URES worked with Burnley Council Arts Development Team, now Burnley Leisure Trust on the Creative Rivers In Burnley (CRIB) project. This was to spark the creativity of young people in Burnley and while they explored and learned about the rivers they also learned about photography, film making, audio recording, sculpting and craft work with a range of materials including the use of multi-media software. These skills enabled them to gain an Arts Award, a nationally recognised qualification, as well as enjoy experiences exploring our ‘underground’ rivers. Renamed by the young people participating as Undercurrents this project supported dozens of young people through their arts award qualifications, trained staff at Burnley Library to become Arts Award Assessors, organised presentations and arts and crafts activities at public events and key venues including Burnley College and Burnley Autism Resource Centre. For more information please see this summary Case Study Undercurrents.

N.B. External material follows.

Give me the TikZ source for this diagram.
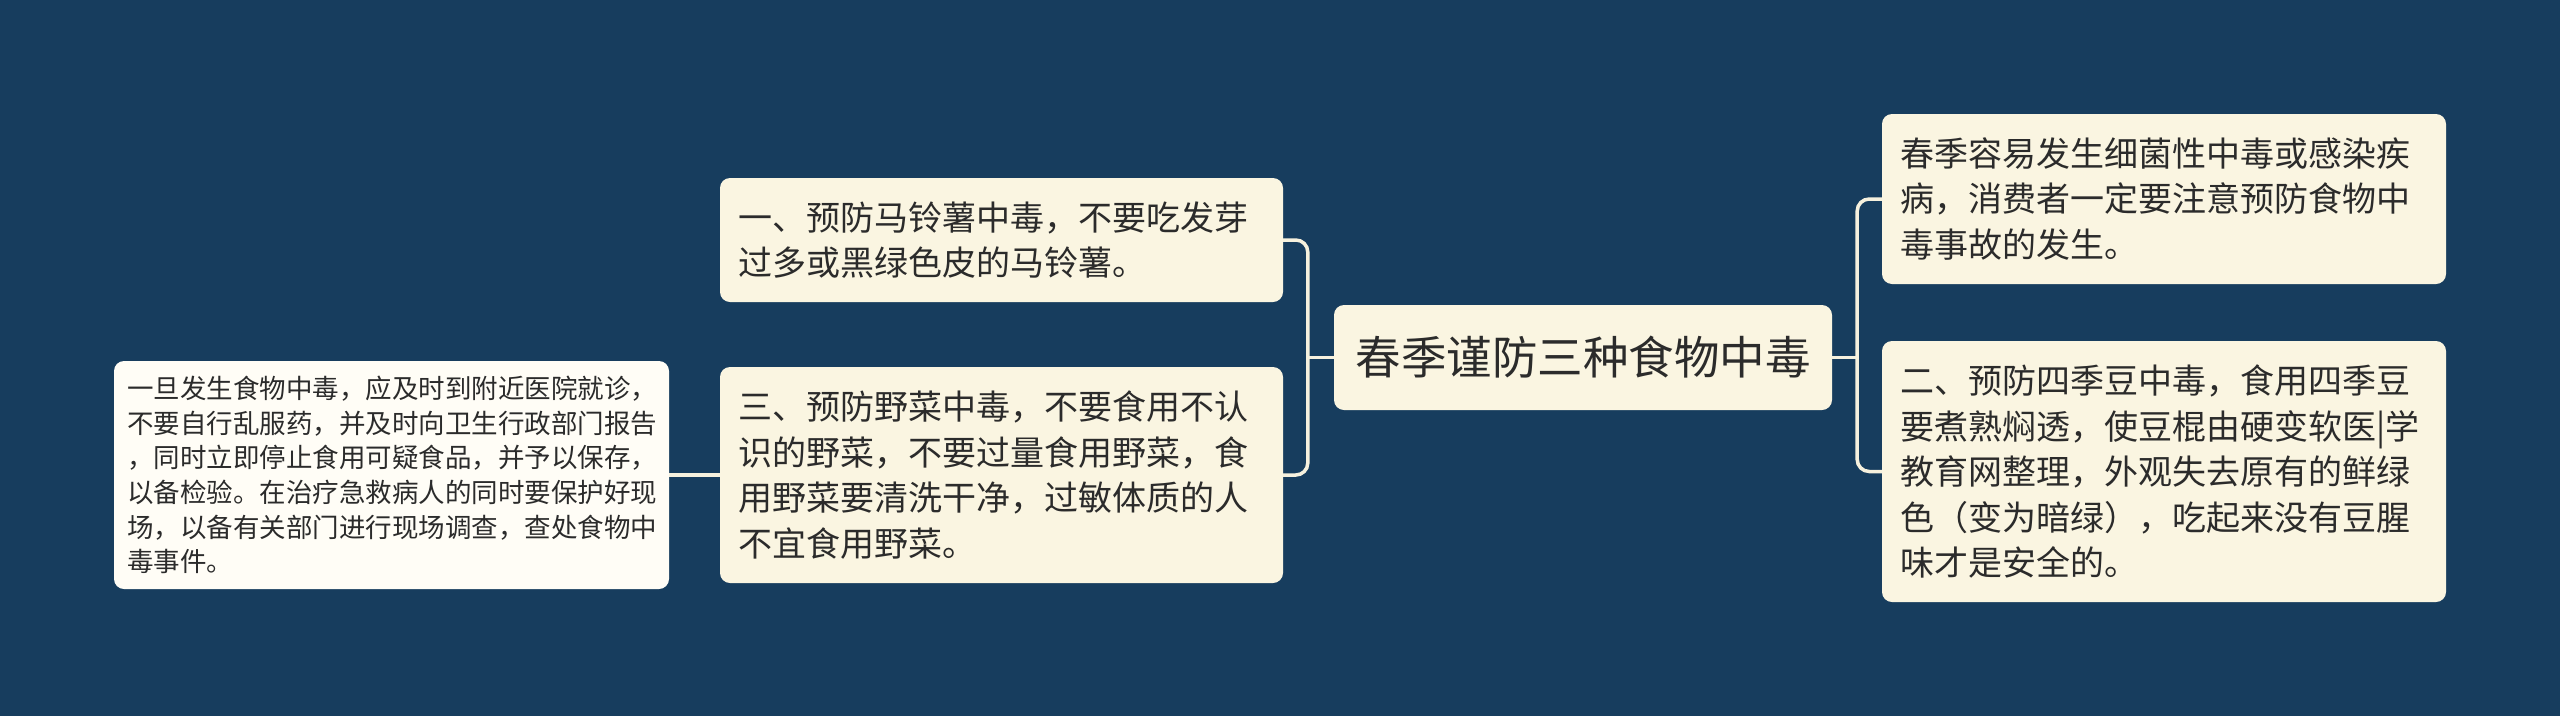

Designed to reach the communities of Daneshouse and Stoneyholme the URES Stories in Stone project was delivered in partnership with Burnley Fire Station and the Burnley based Love and Ettiquette Foundation. To inspire a sense of place and explore links with the rivers in Pakistan and Bangladesh with the rivers of Burnley Stories in Stone delivered a presentation in Goshia Mosque, hosted treasure trail walks and stone carving workshops at Burnley Faith Centre. The resulting community generated stone sculptures have been placed in a riverside feature celebrating and regenerating the area.
The success of the partnership working of URES was a highlight of the celebratory closing conference when in March 2015 URES hosted the Rivers Trust Spring Conference 2015.